それと一緒に、約2メートルの長さのパターマットを掴んで嬉々として、レジに並んだ。
しめて4100円。「一瞬、考えましたけど。これで稼げるのなら」と、奮発(?)した。
ほぼ毎晩、宿で特訓に励んだ。

この3日間を振り返る限り、効果は確かにあった。「これだけやったのだから、という自信を自分につけるため。インパクトボックスは、僕にはかなりのインパクト!」と、珍しく滑らかな口からオヤジギャグも飛び出した。

181センチの長身から繰り出すショットの精度は師匠の折り紙つきだ。田中秀道はいつも言う。
「でもお前は考えすぎるとダメになる。ただ、空に向かって思い切り打てばいい」。
この日3日目はさっそく緊張の18番で教えが守れず、「まだ自分にその力はない」と、身につまされた。

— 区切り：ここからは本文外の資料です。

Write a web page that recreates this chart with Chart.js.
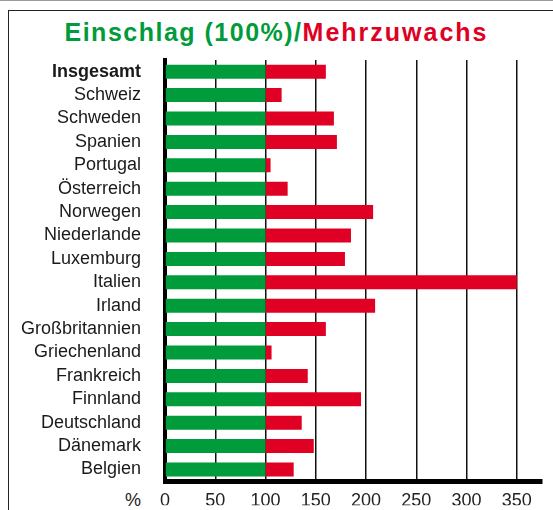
<!DOCTYPE html>
<html>
<head>
<meta charset="utf-8">
<script src="https://cdn.jsdelivr.net/npm/chart.js@4/dist/chart.umd.min.js"></script>
<style>
  html, body { margin: 0; padding: 0; background: #fff; }
  body { width: 553px; height: 510px; position: relative; overflow: hidden; font-family: "Liberation Sans", Arial, sans-serif; }
  #topline { position: absolute; left: 0; top: 0; width: 553px; height: 1px; background: #9a9a9a; }
  #frame { position: absolute; left: 8px; top: 10px; width: 600px; height: 600px; border: 1.5px solid #222; }
  #title { position: absolute; left: 0; width: 553px; top: 20px; text-align: center; font-size: 25px; line-height: 25px; font-weight: bold; letter-spacing: 1.5px; }
  #title .g { color: #009C3B; }
  #title .r { color: #E00024; letter-spacing: 2px; }
  #pct { position: absolute; left: 125px; top: 491px; font-size: 18px; line-height: 18px; color: #222; }
  /* y labels reserve ~35px below the plot, so the canvas runs a bit past the page */
  #wrap { position: absolute; left: 0; top: 0; width: 553px; height: 516px; }
</style>
</head>
<body>
<div id="topline"></div>
<div id="frame"></div>
<div id="title"><span class="g">Einschlag (100%)/</span><span class="r">Mehrzuwachs</span></div>
<div id="pct">%</div>
<div id="wrap"><canvas id="chart"></canvas></div>
<script>
const laender = ['Insgesamt', 'Schweiz', 'Schweden', 'Spanien', 'Portugal', 'Österreich',
  'Norwegen', 'Niederlande', 'Luxemburg', 'Italien', 'Irland', 'Großbritannien',
  'Griechenland', 'Frankreich', 'Finnland', 'Deutschland', 'Dänemark', 'Belgien'];
const einschlag = [100, 100, 100, 100, 100, 100, 100, 100, 100, 100, 100, 100, 100, 100, 100, 100, 100, 100];
const zuwachs = [160, 116, 168, 171, 105, 122, 207, 185, 179, 350, 209, 160, 106, 142, 195, 136, 148, 128];
const xTicks = [0, 50, 100, 150, 200, 250, 300, 350];

const GREEN = '#009C3B';
const RED = '#E00024';

new Chart(document.getElementById('chart'), {
  type: 'bar',
  data: {
    labels: laender,
    datasets: [
      {
        label: 'Einschlag',
        data: einschlag.map(v => [0, v]),
        backgroundColor: GREEN,
        grouped: false,
        barPercentage: 0.6,
        categoryPercentage: 1
      },
      {
        label: 'Mehrzuwachs',
        data: zuwachs.map((v, i) => [einschlag[i], v]),
        backgroundColor: RED,
        grouped: false,
        barPercentage: 0.6,
        categoryPercentage: 1
      }
    ]
  },
  options: {
    indexAxis: 'y',
    responsive: true,
    maintainAspectRatio: false,
    animation: false,
    layout: { padding: { top: 60, right: 11, bottom: 0, left: 0 } },
    plugins: { legend: { display: false }, tooltip: { enabled: false } },
    scales: {
      x: {
        min: 0,
        max: 375,
        z: 1,
        afterBuildTicks: scale => {
          scale.ticks = xTicks.map(v => ({ value: v }));
        },
        afterFit: scale => { scale.height = 24; },
        grid: { color: '#111', lineWidth: 1.5, drawTicks: false },
        border: { display: true, color: '#000', width: 5 },
        ticks: {
          padding: 9,
          color: '#222',
          font: { family: 'Liberation Sans', size: 18 }
        }
      },
      y: {
        z: 1,
        afterFit: scale => { scale.width = 165; },
        grid: { display: false, drawTicks: false },
        border: { display: true, color: '#000', width: 4 },
        ticks: {
          padding: 24,
          color: '#1a1a1a',
          autoSkip: false,
          font: ctx => ({ family: 'Liberation Sans', size: 18, weight: ctx.index === 0 ? 'bold' : 'normal' })
        }
      }
    }
  }
});
</script>
</body>
</html>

前日2日目にも語ったように、このプロ日本一決定戦で勝つには「僕には心技体、すべてが足りない」。3つを揃えるために、まずやるべきことは、「こういう場で優勝争い出来る位置にいて経験を増やし、少しでも向上させていくこと」と、思っている。
「今週はその第一歩。次につながる決勝ラウンドになるんじゃないか」と謙虚に、メジャーで初の最終日最終組に挑む。